Kondisi ini bertolak belakang dengan idealitas musyawarah desa. Dalam musyawarah, seharusnya setiap warga bisa menyampaikan pendapat, bertanya, bahkan mengkritisi kebijakan anggaran. Namun, jika hirarki yang dominan membuat informasi terkunci di tangan segelintir orang, maka musyawarah hanya menjadi formalitas belaka.
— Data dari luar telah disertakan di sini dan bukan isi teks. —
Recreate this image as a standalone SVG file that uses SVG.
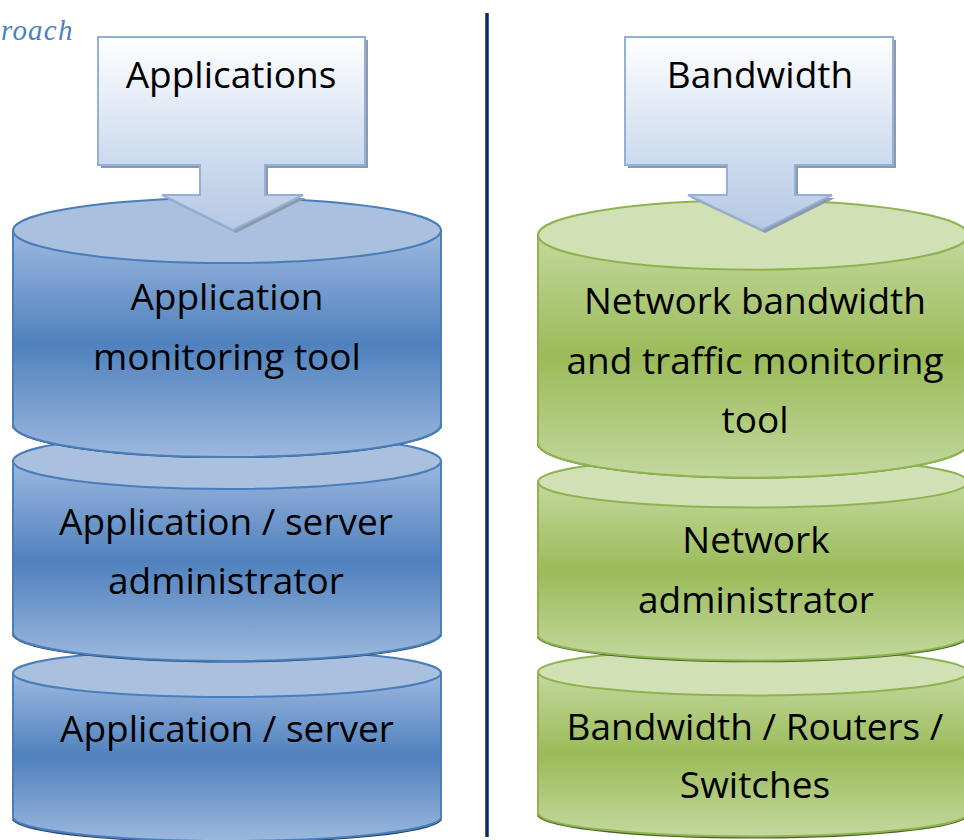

Mengembalikan Semangat Transparansi
Masyarakat perlu memahami bahwa hak untuk tahu soal penggunaan dana desa adalah hak konstitusional. Setiap warga berhak menanyakan berapa anggaran yang diterima desa, untuk apa dialokasikan, bagaimana progres pembangunan, hingga hasilnya apa. Pertanyaan itu tidak boleh dibungkam. Justru, jawaban yang terbuka akan menumbuhkan rasa percaya dan partisipasi aktif.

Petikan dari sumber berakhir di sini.